Во-вторых, сколько заводов и фабрик во время войны нужно было эвакуировать под его руководством. У меня дядя Георгий был партийным работником и был дежурным от обкома. А сюда эвакуировали завод имени Калинина. Он расположился недалеко от обкома. А сюда эвакуировали завод имени Калинина. Он расположился недалеко от завода Уралмаш и назвали его Эльмаш им. Калинина. Там был калининский станок, потому что когда-то на нем трудился сам Калинин.
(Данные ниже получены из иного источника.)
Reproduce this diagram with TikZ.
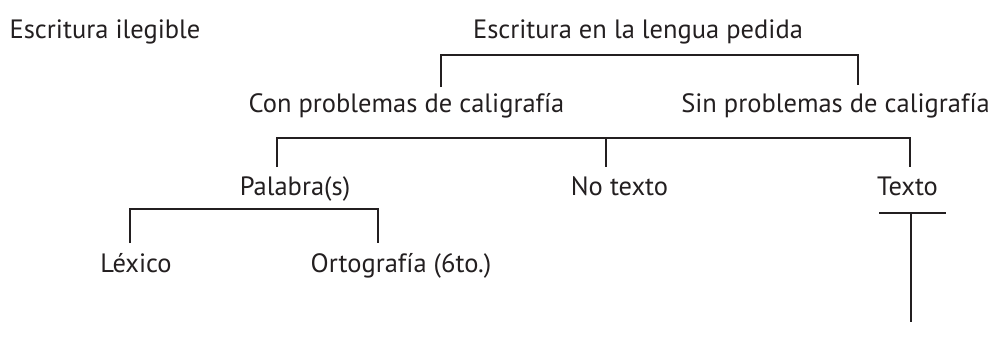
\documentclass[tikz,border=0pt]{standalone}
\usepackage{fontspec}
\setmainfont{PT Sans}
\definecolor{ink}{HTML}{231F20}
\tikzset{
  lbl/.style={anchor=base,inner sep=0pt,text=ink,font=\fontsize{26.5}{30}\selectfont},
  brk/.style={line width=2.4pt,draw=ink}
}
\begin{document}
\begin{tikzpicture}[x=1pt,y=-1pt]
\useasboundingbox (0,0) rectangle (992,349);
% labels
\node[lbl] (ileg) at (105,38) {Escritura ilegible};
\node[lbl] (lengua) at (638,38) {Escritura en la lengua pedida};
\node[lbl] (con) at (406.5,112) {Con problemas de caligrafía};
\node[lbl] (sin) at (835.5,112) {Sin problemas de caligrafía};
\node[lbl] (pal) at (295,195) {Palabra(s)};
\node[lbl] (notx) at (619.5,195) {No texto};
\node[lbl] (tx) at (907.5,195) {Texto};
\node[lbl] (lex) at (136,272) {Léxico};
\node[lbl] (orto) at (401,272) {Ortografía (6to.)};
% bracket corners
\coordinate (conT) at (441,87);
\coordinate (sinT) at (858,85);
\coordinate (palT) at (277,167);
\coordinate (notxT) at (606,167);
\coordinate (txT) at (910,167);
\coordinate (lexT) at (130,243);
\coordinate (ortoT) at (378,243);
\coordinate (barL) at (879,213);
\coordinate (barR) at (946,213);
\coordinate (barM) at (911,213);
\coordinate (barE) at (911,322);
% brackets
\draw[brk] (conT) |- (sinT |- 0,55) -- (sinT);
\draw[brk] (palT) |- (txT |- 0,138) -- (txT);
\draw[brk] (notxT |- 0,138) -- (notxT);
\draw[brk] (lexT) |- (ortoT |- 0,209) -- (ortoT);
\draw[brk] (barL) -- (barR);
\draw[brk] (barM) -- (barE);
\end{tikzpicture}
\end{document}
Возвели фундамент и поставили станки, а стен и крыши не было. Здание недостроено, а уже начали снаряды делать. Дядя Георгий говорит, что время его дежурства в завод позвонил Сталин и спросил: «Когда будете промышленность давать?». Дядя Георгий слышал, что Сталину ответили так: «В назначенное время промышленность будет». Так что народ последнее отдавал на пользу фронта. Благодаря сплоченности и самоотверженности всего народа СССР мы в конце концов смогли победить фашизм.
− Вообще вы хотели в армию попасть?
− Очень хотел, но дело в том, что я имел бронь, потому как брали тогда не всех трактористов: оставляли пожилых и очень молодых. А мне тогда было 16-17 лет. Так вот стали брать 17-ти летних ребят, а меня не берут. Я пошел к нашему военкому полковнику Мышкину. Он был приятелем моего старшего брата Ивана. Так вот, я пришел к нему и спросил: «Почему меня не берут?», а он мне говорит: «Тетя Мария (моя мать – Н.П.) одна осталась. Уходи отсюда. Ты имеешь бронь». Оказалось, что братья-то мои на фронте погибли. В живых остался только один из них, который был на Дальнем Востоке.
После я пришел в сельсовет, взял там кое-какую бумажку и пошел в военкомат. Там, по-моему, капитан один был. Я подошел, и он раз – записал меня в танковую школу в Свердловске.